Challenges were, first of all, being able to survive the pain of putting down my feelings, which, literally, at least in the early years, were unbearable enough to question my survival. It seemed impossible for me to continue living when my own daughter, at age thirty-eight, was dead, not only dead, but dead because I was unable to save her. The “if only I had” was infinite. What good is a mother who cannot save her child? So the challenge was to keep going and write it down anyway, just as it came out of me, raw as it was, the keyboard so wet with tears my fingers slid over the letters.

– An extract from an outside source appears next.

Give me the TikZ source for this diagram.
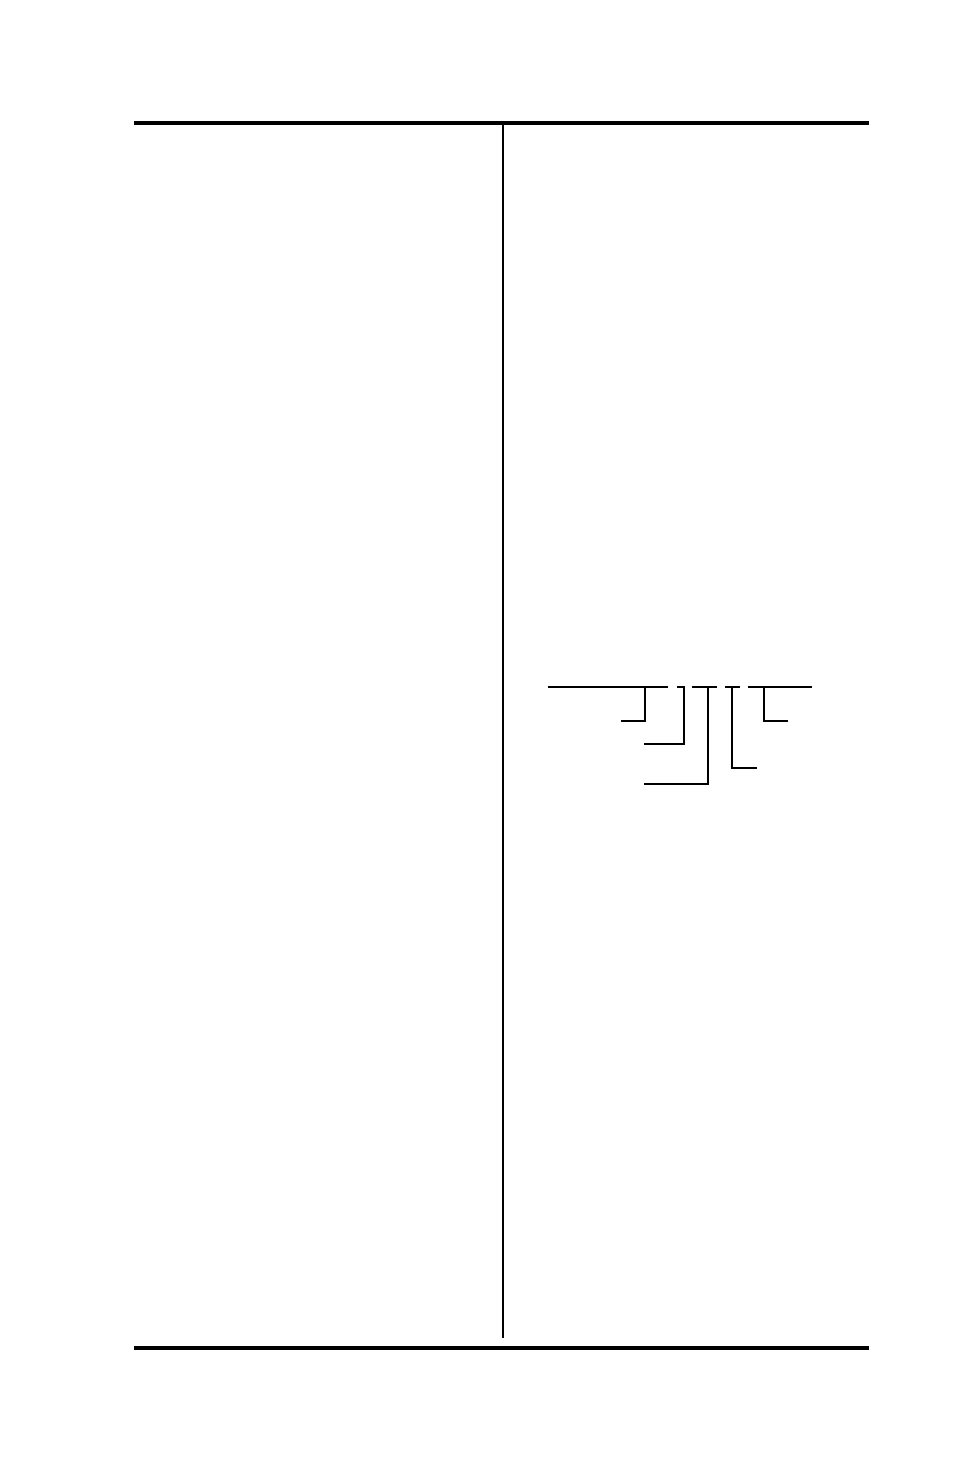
\documentclass[tikz,border=0pt]{standalone}
\usepackage{tikz}
\usetikzlibrary{positioning}

\tikzset{
  rule/.style={line width=4pt},
  divider/.style={line width=2pt},
  tie/.style={line width=1.6pt}
}

\begin{document}
\begin{tikzpicture}[x=1pt,y=-1pt]
\useasboundingbox (0,0) rectangle (954,1475);

%frame of the page
\coordinate (TopL) at (134,123);
\coordinate (TopR) at (869,123);
\coordinate (BotL) at (134,1348);
\coordinate (BotR) at (869,1348);
\coordinate (MidT) at (503,123);
\coordinate (MidB) at (503,1338);
\draw[rule] (TopL) -- (TopR);
\draw[rule] (BotL) -- (BotR);
\draw[divider] (MidT) -- (MidB);

%broken base line
\coordinate (SegA) at (548,687);  \coordinate (SegAe) at (668,687);
\coordinate (SegB) at (677,687);  \coordinate (SegBe) at (685,687);
\coordinate (SegC) at (692,687);  \coordinate (SegCe) at (717,687);
\coordinate (SegD) at (725,687);  \coordinate (SegDe) at (740,687);
\coordinate (SegE) at (748,687);  \coordinate (SegEe) at (812,687);
\draw[tie] (SegA) -- (SegAe)
           (SegB) -- (SegBe)
           (SegC) -- (SegCe)
           (SegD) -- (SegDe)
           (SegE) -- (SegEe);

%leaders
\coordinate (LeadA) at (645,687);  \coordinate (EndA) at (621,721);
\coordinate (LeadB) at (684,687);  \coordinate (EndB) at (644,744);
\coordinate (LeadC) at (708,687);  \coordinate (EndC) at (644,784);
\coordinate (LeadD) at (732,687);  \coordinate (EndD) at (757,768);
\coordinate (LeadE) at (764,687);  \coordinate (EndE) at (788,721);
\draw[tie] (LeadA) |- (EndA);
\draw[tie] (LeadB) |- (EndB);
\draw[tie] (LeadC) |- (EndC);
\draw[tie] (LeadD) |- (EndD);
\draw[tie] (LeadE) |- (EndE);
\end{tikzpicture}
\end{document}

The strengths? The daily writing got me out of bed, and after, dressed and washed. The physical movement was enough distraction from grief that I could, after writing a few hours, remember I had a partner who asked me six months after Andrea died if I was ever coming back to her (emotionally), and another daughter who had also been knocked down. And, eventually, the writing allowed me to leave the house, to connect again with the world, although I had to ask Andrea’s permission all along the way; it seemed unforgivable for me to even eat a meal when she was never going to eat again.
The opening of the essay is compelling—you describe a visceral and embodied experience of grief and fear. Can you talk a bit about the process of writing from an embodied perspective?

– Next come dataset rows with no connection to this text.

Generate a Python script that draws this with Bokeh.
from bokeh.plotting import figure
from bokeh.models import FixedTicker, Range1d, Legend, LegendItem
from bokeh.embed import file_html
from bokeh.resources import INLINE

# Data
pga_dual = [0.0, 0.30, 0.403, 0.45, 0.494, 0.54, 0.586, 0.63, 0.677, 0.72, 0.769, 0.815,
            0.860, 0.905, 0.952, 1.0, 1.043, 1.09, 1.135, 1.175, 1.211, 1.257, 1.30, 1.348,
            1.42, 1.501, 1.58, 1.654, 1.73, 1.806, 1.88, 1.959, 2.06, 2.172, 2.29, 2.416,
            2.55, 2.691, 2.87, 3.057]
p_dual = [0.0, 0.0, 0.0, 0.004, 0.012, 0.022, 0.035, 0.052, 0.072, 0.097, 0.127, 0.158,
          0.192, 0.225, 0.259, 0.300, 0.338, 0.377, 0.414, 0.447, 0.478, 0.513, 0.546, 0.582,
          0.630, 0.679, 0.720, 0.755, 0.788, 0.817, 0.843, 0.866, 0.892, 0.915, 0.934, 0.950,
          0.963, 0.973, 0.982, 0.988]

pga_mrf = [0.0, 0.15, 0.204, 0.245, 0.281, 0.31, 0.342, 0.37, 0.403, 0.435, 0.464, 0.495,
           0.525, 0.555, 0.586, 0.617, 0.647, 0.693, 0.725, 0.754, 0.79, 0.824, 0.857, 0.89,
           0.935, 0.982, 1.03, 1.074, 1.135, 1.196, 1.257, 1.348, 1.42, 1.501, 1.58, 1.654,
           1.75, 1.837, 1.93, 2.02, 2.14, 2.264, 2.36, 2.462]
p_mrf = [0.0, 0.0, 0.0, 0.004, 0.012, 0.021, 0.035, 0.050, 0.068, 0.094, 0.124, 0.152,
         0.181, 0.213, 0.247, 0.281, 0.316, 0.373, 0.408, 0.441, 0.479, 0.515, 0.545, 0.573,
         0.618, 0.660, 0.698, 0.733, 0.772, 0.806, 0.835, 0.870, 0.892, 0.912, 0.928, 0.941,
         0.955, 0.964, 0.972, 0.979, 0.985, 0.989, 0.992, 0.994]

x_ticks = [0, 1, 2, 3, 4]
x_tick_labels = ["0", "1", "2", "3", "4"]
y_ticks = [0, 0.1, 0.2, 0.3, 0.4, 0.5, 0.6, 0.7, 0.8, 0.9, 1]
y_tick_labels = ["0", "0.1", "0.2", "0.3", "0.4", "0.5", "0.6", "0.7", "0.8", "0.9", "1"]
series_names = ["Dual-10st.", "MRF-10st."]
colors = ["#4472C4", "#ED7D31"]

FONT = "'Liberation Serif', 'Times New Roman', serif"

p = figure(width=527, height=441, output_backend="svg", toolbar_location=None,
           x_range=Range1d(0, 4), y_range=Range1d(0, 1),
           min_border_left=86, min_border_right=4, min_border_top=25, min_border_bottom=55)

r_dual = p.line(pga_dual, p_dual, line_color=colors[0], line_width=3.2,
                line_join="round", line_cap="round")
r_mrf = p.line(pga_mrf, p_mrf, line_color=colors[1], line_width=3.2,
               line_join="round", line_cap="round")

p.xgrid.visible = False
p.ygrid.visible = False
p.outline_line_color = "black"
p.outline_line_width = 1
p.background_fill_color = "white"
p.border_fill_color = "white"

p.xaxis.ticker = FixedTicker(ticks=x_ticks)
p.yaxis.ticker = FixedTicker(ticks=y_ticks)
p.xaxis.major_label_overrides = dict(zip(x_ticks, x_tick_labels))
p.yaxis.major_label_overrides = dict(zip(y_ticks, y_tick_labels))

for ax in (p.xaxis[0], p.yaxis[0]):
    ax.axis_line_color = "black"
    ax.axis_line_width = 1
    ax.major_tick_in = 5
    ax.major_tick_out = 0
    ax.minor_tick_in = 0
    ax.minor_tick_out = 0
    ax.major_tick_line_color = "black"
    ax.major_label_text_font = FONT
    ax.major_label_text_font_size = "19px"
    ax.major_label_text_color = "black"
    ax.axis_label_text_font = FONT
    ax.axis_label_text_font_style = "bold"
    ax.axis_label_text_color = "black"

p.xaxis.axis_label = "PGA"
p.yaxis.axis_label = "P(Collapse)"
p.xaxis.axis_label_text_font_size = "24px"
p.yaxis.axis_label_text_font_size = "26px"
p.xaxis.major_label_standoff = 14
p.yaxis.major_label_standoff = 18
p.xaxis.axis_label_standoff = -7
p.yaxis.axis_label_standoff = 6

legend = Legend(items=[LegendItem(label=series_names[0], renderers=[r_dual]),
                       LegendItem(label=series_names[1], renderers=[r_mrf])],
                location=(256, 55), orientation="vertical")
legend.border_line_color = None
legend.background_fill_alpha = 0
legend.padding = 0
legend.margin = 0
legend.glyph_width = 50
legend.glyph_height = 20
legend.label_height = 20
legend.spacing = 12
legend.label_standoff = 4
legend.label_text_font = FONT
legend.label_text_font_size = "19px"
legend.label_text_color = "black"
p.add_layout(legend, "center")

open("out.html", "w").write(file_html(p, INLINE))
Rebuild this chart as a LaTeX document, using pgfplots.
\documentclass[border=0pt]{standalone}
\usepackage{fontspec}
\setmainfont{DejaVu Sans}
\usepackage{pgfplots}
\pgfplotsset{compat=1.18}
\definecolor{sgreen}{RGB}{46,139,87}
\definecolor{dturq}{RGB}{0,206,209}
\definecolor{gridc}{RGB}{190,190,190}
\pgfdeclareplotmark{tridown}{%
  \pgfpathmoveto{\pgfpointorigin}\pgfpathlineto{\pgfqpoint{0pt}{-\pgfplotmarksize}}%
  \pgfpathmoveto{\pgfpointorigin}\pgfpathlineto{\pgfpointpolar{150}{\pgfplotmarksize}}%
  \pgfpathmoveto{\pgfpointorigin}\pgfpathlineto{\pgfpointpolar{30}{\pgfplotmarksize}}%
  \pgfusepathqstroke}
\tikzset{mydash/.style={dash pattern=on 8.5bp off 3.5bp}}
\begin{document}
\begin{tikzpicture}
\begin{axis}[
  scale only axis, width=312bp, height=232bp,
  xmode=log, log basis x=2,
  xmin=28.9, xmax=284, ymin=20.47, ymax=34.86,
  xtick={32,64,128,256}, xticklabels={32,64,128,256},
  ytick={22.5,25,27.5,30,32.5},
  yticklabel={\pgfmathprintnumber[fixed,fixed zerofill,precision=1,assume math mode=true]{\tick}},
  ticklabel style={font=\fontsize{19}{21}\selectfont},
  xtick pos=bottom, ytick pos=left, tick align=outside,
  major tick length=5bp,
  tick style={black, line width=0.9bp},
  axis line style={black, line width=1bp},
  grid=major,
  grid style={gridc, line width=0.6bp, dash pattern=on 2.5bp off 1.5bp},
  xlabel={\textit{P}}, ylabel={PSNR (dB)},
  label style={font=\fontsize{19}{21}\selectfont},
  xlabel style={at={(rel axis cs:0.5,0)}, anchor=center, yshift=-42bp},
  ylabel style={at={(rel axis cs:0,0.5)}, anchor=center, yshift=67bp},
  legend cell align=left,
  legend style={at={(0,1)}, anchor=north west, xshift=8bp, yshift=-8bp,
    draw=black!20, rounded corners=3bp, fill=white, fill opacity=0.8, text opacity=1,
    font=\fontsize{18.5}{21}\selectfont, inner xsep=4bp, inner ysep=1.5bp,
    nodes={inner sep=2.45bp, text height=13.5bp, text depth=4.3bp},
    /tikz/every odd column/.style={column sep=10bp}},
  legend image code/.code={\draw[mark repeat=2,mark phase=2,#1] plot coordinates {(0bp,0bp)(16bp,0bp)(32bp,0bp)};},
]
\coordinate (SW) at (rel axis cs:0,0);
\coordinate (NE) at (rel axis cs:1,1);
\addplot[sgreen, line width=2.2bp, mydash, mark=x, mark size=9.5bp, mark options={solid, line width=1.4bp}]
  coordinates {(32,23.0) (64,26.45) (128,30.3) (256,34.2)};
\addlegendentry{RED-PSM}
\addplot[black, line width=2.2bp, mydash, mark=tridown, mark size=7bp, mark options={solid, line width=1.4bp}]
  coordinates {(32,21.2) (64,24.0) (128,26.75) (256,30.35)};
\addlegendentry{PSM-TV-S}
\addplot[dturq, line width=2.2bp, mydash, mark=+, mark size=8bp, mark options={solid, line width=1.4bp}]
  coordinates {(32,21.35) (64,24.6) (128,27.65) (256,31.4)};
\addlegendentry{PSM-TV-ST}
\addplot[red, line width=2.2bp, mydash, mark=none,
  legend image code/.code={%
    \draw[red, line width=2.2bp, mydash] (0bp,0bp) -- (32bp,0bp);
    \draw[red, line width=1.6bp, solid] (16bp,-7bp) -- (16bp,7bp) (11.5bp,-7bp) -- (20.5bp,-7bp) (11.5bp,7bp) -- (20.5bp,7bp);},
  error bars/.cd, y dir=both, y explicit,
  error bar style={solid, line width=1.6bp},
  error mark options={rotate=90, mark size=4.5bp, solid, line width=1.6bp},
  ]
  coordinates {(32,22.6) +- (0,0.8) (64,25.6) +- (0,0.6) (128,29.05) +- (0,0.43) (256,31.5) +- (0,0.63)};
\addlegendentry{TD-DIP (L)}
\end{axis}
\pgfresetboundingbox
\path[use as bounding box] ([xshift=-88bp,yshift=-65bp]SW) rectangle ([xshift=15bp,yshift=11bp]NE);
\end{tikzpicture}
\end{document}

At the time I wrote the book I think this might have been the process: First, when I sat down at the computer Andrea’s presence was clear in my mind. This was both an intellectual and a physical experience. My heart beat more quickly; my body was tense, maybe evident as a stiff neck or a sore shoulder. Sometimes I felt I was typing for my life, for her life. That if I could recall her history and catch up with her I could finally come up from behind her and yell, wait, wait, I’m coming too. So the process of writing was partly not to lose her, or to go with her, or to recreate her—her birth, her childhood, her friends, her lovers, her humor—on paper. But, I feared if I printed it out she would reappear and smile at me, “What are you doing, Mom, I chose to go, why are you bringing me back?”
Maybe this will help answer the question. Here is more of that first section called “Grief” from the book memoir; the part that comes before I call grief a sonofabitch:
“Yet I live my life. I can walk, even straight up, even in and out of stores, restaurants, tennis clubs. I can smile, joke, make quips, dance, play an instrument, smash a ball, sit on the sofa in my writing group. I can do all those things but it is always there. Even if I’m talking to Andrea, in my head, in a perfectly normal voice, even a friendly voice, rather an optimistic voice, I mean a voice that’s full of hope and cheerfulness, even then it sucks my breath out and goes in the same passageway choking me down, stinging me, nettles all over my body. OhmyGod it is always there, encasing my fingers with sting as I type, waiting, waiting to roll over me, to squeeze out the air, nausea of a grand sort, nausea from all corners of the earth until I vomit tears and they wash me into a few hours of relief, exaltation from grief—there! I have named the demon. He is mine.”
What role does this chapter play in the context of your memoir?
The description of grief is from the first chapter of the book (written six months before the rest of the book) but the scene with her father comes later in the memoir, as does the scene with the egret.
I see my memoir as starting out hopeless. Gradually, with the help of writing about her (and, by the way, as I was writing I knew no one would EVER read what I was writing. I was sure of that. I wrote only for myself), and the help of my friends, my younger daughter and my partner, I decided to live. Then, still grieving, I return to my partner and the world and begin living again, hesitantly at first but by the end of the book I know everything will always be less but it WILL be. So the transformation throughout the book, I hope, is clear. The first chapter of the book is called Grief. And that’s what it is. From then on, over the next couple of hundred pages, you might call it “grief shrinking,” (in size but not in intensity), and, finally it fits into your pocket (as someone said in the suicide support group I attended) so you can feel it, and move it around, and even let go of it occasionally but it will always be a part of you. The last chapter is called Connection.
Which writers have inspired you? What are you currently reading?
Virginia Woolf has inspired me since I was in high school. I often reread her. Right now Joan Didion’s book The Year of Magical Thinking inspires me. My two favorite authors at this time are Marilynne Robinson and Cynthia Ozick. I’m also quite fond of Jhumpa Lahiri’s fiction and, recently, her non-fiction book, In Other Words. I’m crazy about Nicole Kraus’ The History of Love; I keep coming back to that. My favorite poet, aside from Andrea, is Gerard Manley Hopkins. He does something with words that’s more amazing than anyone else I know. At the moment I’m reading Cynthia Ozick’s latest book of essays, Critics, Monsters, Fanatics, and other Literary Essays. (It’s not out yet but we get Readers Copies at the bookstore where I work.)
What is the best piece of writing advice you’ve received?
Don’t try to be a “good” writer. Just write in your own style, however it comes out. And don’t rewrite too much, you might lose your original inspiration. (The second suggestion is Virginia Woolf’s.)